NASSCOM will need to rope in new-age industry leaders and startup leaders, with a collaborative structure across generations who share multiple views but speak in a single voice in the interests of the industry and the country.
New challenges arise in the social media era, with fake news and manipulative narratives. More originality is needed among Indian entrepreneurs, and better research output from Indian universities, Harish suggests.
Attitude towards failure needs to improve. “Innovation breeds on failure,” he explains. “It’s imperative that the fail points are discovered early on,” he says. He suggests that startups should also become members of industry organisations, and be cautious of investors who pump in “mindless amounts of capital” that eventually choke innovation.
“India is still vastly poor. It is also younger,” Harish adds. “I find it appalling that our democracy is at best incomplete, and full of divisive politics and immature behaviour,” he laments.
Rather than a narrow focus on “atma nirbharta,” he suggests that mutual dependence is preferred, particularly due to the complex and intertwined nature of technology.

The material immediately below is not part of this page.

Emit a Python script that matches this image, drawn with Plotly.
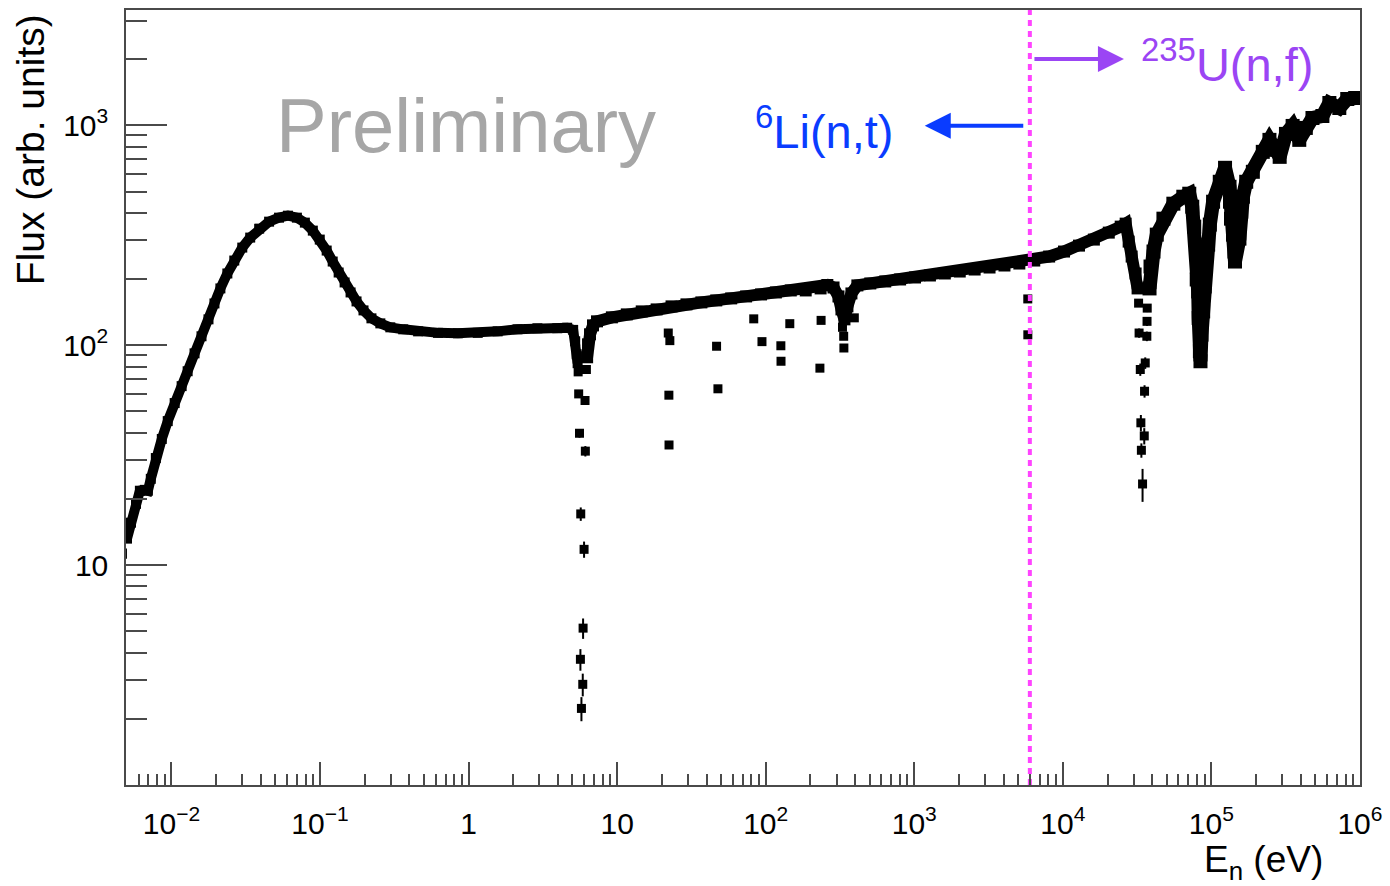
import plotly.graph_objects as go

# ---------------- data: neutron flux vs energy ----------------
# thermal peak up to the left flank of the 5.9 eV dip
thermal_energy = [
    0.00502, 0.00534, 0.00577, 0.00613, 0.00662, 0.00694, 0.00726, 0.00785, 0.00861, 0.00944,
    0.01051, 0.01171, 0.01285, 0.01430, 0.01593, 0.01775, 0.01947, 0.02135, 0.02378, 0.02648,
    0.02997, 0.03389, 0.03894, 0.04542, 0.05298, 0.06084, 0.06990, 0.07907, 0.08944, 0.09961,
    0.1109, 0.1217, 0.1335, 0.1464, 0.1606, 0.1761, 0.1962, 0.2219, 0.2548, 0.2973,
    0.3632, 0.4575, 0.6226, 0.8474, 1.153, 1.569, 2.135, 2.906, 3.954, 4.612,
    5.058, 5.22, 5.34, 5.42,
]
thermal_flux = [
    13.2, 15.6, 19.0, 21.8, 22.0, 21.8, 24.7, 30.7, 37.5, 45.2,
    54.6, 65.2, 76.2, 91.9, 109.9, 131.2, 155.0, 181.4, 212.1, 242.9,
    278.2, 308.9, 339.3, 365.0, 380.6, 388.6, 380.6, 361.3, 332.3, 302.5,
    269.7, 240.4, 214.3, 193.1, 173.9, 158.3, 144.1, 132.6, 125.8, 120.7,
    118.2, 115.7, 113.9, 113.4, 113.9, 115.7, 118.2, 119.5, 119.5, 120.2,
    117.5, 104.3, 91.0, 82.9,
]

# epithermal region up to the left flank of the 30 keV dip
epithermal_energy = [
    6.28, 6.37, 6.57, 6.88, 7.32, 9.22, 11.62, 14.64, 18.45, 23.24,
    29.29, 36.90, 46.48, 58.56, 73.80, 92.97, 117.1, 147.5, 185.9, 234.2,
    260.0, 286.2, 309.0, 323.6, 338.9, 354.9, 377.6, 414.1, 505.9, 637.7,
    803.1, 1012, 1275, 1606, 2024, 2550, 3212, 4047, 5098, 6424,
    8093, 10190, 12850, 16190, 20390, 24530, 26490, 27750, 29070, 30900,
    31870,
]
epithermal_flux = [
    88.2, 101.0, 112.2, 123.2, 128.5, 134.0, 138.2, 142.6, 145.6, 150.3,
    153.5, 156.7, 160.0, 163.4, 166.8, 170.3, 173.9, 177.6, 177.6, 181.4,
    188.0, 183.2, 166.8, 145.6, 131.2, 150.3, 172.1, 187.2, 191.1, 195.1,
    199.2, 203.4, 207.7, 212.1, 216.5, 221.1, 225.8, 230.6, 235.4, 242.9,
    253.3, 266.9, 284.0, 302.5, 325.4, 346.5, 357.5, 296.2, 253.3, 212.1,
    181.4,
]

# fast region: right flank of the 30 keV dip to 1 MeV
fast_energy = [
    38350, 38940, 40780, 42910, 47570, 55480, 64730, 70990, 74340, 76670,
    79080, 79680, 81540, 82180, 83710, 84480, 85790, 88070, 90120, 90540,
    90810, 95130, 97650, 102700, 113900, 123600, 132500, 133500, 135600, 139800,
    143100, 144200, 154500, 155700, 158900, 163100, 171600, 190200, 221900, 246000,
    272300, 288300, 317700, 352300, 390600, 432300, 479300, 559000, 622800, 726400,
    821600, 929500,
]
fast_flux = [
    181.4, 228.2, 266.9, 318.6, 376.6, 440.6, 474.0, 489.1, 426.9, 346.5,
    266.9, 199.2, 175.8, 133.0, 93.9, 84.6, 111.8, 142.6, 185.2, 224.1,
    253.3, 287.1, 353.9, 449.8, 554.2, 641.6, 526.1, 449.8, 376.6, 318.6,
    266.9, 240.4, 305.6, 353.9, 405.3, 474.0, 554.2, 615.3, 758.3, 859.6,
    774.3, 719.6, 915.1, 994.7, 859.6, 974.1, 1081, 1104, 1265, 1200,
    1319, 1333,
]

# single bins (resonance dips and scattered low bins) with statistical errors
point_energy = [
    0.00494,
    5.465, 5.51, 5.58, 5.66, 5.69, 5.75, 5.87, 5.90, 5.99, 6.08, 6.11, 6.21,
    22.09, 22.64, 22.30, 22.35, 46.7, 47.7, 83.1, 94.4, 126.5, 126.8,
    145.3, 236.0, 231.7, 328.7, 335.0, 336.0, 395.0, 5810, 5815,
    32370, 32620, 33230, 33530, 33800, 34420, 35340, 35500, 35880, 36780, 36890, 37000,
]
point_flux = [
    11.3,
    75.7, 60.1, 39.8, 3.73, 17.1, 2.23, 2.87, 5.17, 11.8, 56.1, 33.0, 77.6,
    113.7, 105.0, 59.3, 35.2, 99.0, 63.4, 131.9, 103.9, 99.5, 84.6,
    125.4, 129.8, 78.7, 120.7, 109.9, 97.2, 133.3, 162.5, 111.6,
    155.5, 113.7, 77.6, 44.4, 33.3, 23.4, 38.7, 61.8, 83.1, 109.9, 128.5, 147.6,
]
point_error = [
    0.6,
    2.5, 2.2, 1.8, 0.42, 1.2, 0.28, 0.34, 0.55, 1.0, 2.2, 1.8, 2.6,
    2.0, 2.0, 1.8, 1.4, 2.0, 1.8, 2.2, 2.0, 2.0, 2.0,
    2.2, 2.2, 2.0, 2.5, 2.5, 2.5, 2.5, 3.0, 3.0,
    6.0, 5.5, 5.0, 3.8, 2.5, 4.0, 3.3, 4.0, 5.0, 5.5, 6.0, 6.0,
]

# detector hand-over energy between 6Li(n,t) and 235U(n,f)
switch_energy = 6000

# axis ticks
x_decades = [1e-2, 1e-1, 1, 10, 1e2, 1e3, 1e4, 1e5, 1e6]
x_decade_labels = ["10<sup>\u22122</sup>", "10<sup>\u22121</sup>", "1", "10", "10<sup>2</sup>",
                   "10<sup>3</sup>", "10<sup>4</sup>", "10<sup>5</sup>", "10<sup>6</sup>"]
y_decades = [10, 100, 1000]
y_decade_labels = ["10", "10<sup>2</sup>", "10<sup>3</sup>"]

x_minor = [k * 10.0 ** d for d in range(-3, 6) for k in range(2, 10)]
x_minor = [v for v in x_minor if 5.5e-3 < v < 1e6]
y_minor = [k * 10.0 ** d for d in range(0, 4) for k in range(2, 10)]
y_minor = [v for v in y_minor if v < 3300]

FONT = "Liberation Sans, Arial, Helvetica, sans-serif"
AXIS_COLOR = "#4a4a4a"

fig = go.Figure()

# connected runs of bins, drawn as a thick band of square markers
for energy, flux, width in [(thermal_energy, thermal_flux, 10),
                            (epithermal_energy, epithermal_flux, 12),
                            (fast_energy, fast_flux, 14)]:
    fig.add_trace(go.Scatter(
        x=energy, y=flux, mode="lines+markers",
        line=dict(color="black", width=width),
        marker=dict(symbol="square", size=width, color="black"),
        hoverinfo="skip", showlegend=False,
    ))

fig.add_trace(go.Scatter(
    x=point_energy, y=point_flux, mode="markers", cliponaxis=False,
    marker=dict(symbol="square", size=9, color="black"),
    error_y=dict(type="data", array=point_error, color="black", thickness=2, width=0),
    hoverinfo="skip", showlegend=False,
))

fig.add_trace(go.Scatter(
    x=[switch_energy, switch_energy], y=[1, 10 ** 3.525], mode="lines",
    line=dict(color="#ff44ff", width=4, dash="6px,5px"),
    hoverinfo="skip", showlegend=False,
))

fig.update_xaxes(
    type="log", range=[-2.306, 6.0005],
    showgrid=False, zeroline=False,
    showline=True, linecolor=AXIS_COLOR, linewidth=1.5, mirror=True,
    ticks="inside", ticklen=23, tickwidth=1.5, tickcolor=AXIS_COLOR,
    tickmode="array", tickvals=x_decades, ticktext=x_decade_labels,
    ticklabelstandoff=11,
    tickfont=dict(family=FONT, size=30, color="black"),
    minor=dict(tickmode="array", tickvals=x_minor, ticks="inside", ticklen=11,
               tickwidth=1.5, tickcolor=AXIS_COLOR, showgrid=False),
)
fig.update_yaxes(
    type="log", range=[0, 3.525],
    showgrid=False, zeroline=False,
    showline=True, linecolor=AXIS_COLOR, linewidth=1.5, mirror=True,
    ticks="inside", ticklen=41, tickwidth=1.5, tickcolor=AXIS_COLOR,
    tickmode="array", tickvals=y_decades, ticktext=y_decade_labels,
    ticklabelstandoff=10,
    tickfont=dict(family=FONT, size=30, color="black"),
    minor=dict(tickmode="array", tickvals=y_minor, ticks="inside", ticklen=21,
               tickwidth=1.5, tickcolor=AXIS_COLOR, showgrid=False),
)

annotations = [
    dict(text="Preliminary", xref="paper", yref="paper", x=0.1203, y=0.851,
         xanchor="left", yanchor="middle", showarrow=False,
         font=dict(family=FONT, size=76, color="#a6a6a6")),
    dict(text="<sup>6</sup>Li(n,t)", xref="paper", yref="paper", x=0.6231, y=0.848,
         xanchor="right", yanchor="middle", showarrow=False,
         font=dict(family=FONT, size=47, color="#0a3cff")),
    dict(text="<sup>235</sup>U(n,f)", xref="paper", yref="paper", x=0.8208, y=0.934,
         xanchor="left", yanchor="middle", showarrow=False,
         font=dict(family=FONT, size=47, color="#9b45f4")),
    # arrows pointing away from the hand-over energy
    dict(text="", xref="paper", yref="paper", x=0.6473, y=0.8507,
         ax=100, ay=0, axref="pixel", ayref="pixel", showarrow=True,
         arrowhead=2, arrowsize=1.3, arrowwidth=4, arrowcolor="#0a3cff", standoff=0),
    dict(text="", xref="paper", yref="paper", x=0.8087, y=0.9369,
         ax=-91, ay=0, axref="pixel", ayref="pixel", showarrow=True,
         arrowhead=2, arrowsize=1.3, arrowwidth=4, arrowcolor="#9b45f4", standoff=0),
    # axis titles
    dict(text="Flux (arb. units)", xref="paper", yref="paper", x=-0.0775, y=0.997,
         xanchor="center", yanchor="top", textangle=-90, showarrow=False,
         font=dict(family=FONT, size=39, color="black")),
    dict(text="E<sub>n</sub> (eV)", xref="paper", yref="paper", x=0.9717, y=-0.0997,
         xanchor="right", yanchor="middle", showarrow=False,
         font=dict(family=FONT, size=37, color="black")),
]

fig.update_layout(
    width=1390, height=886,
    margin=dict(l=126, r=25, t=8, b=101),
    paper_bgcolor="white", plot_bgcolor="white",
    font=dict(family=FONT, color="black"),
    annotations=annotations,
)

fig.write_html("out.html")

Only a collective grand vision of the future can help find the single inspired voice. Blanket bans on emerging technologies like cryptocurrencies are not helpful. Harish also calls for more focus on rural entrepreneurs and differently-abled communities.
In sum, this is a must-read book for all stakeholders in India’s tech, business, and innovation ecosystem. It is particularly enjoyable and even nostalgic for those who have been witness to, or are drivers of India’s tech story.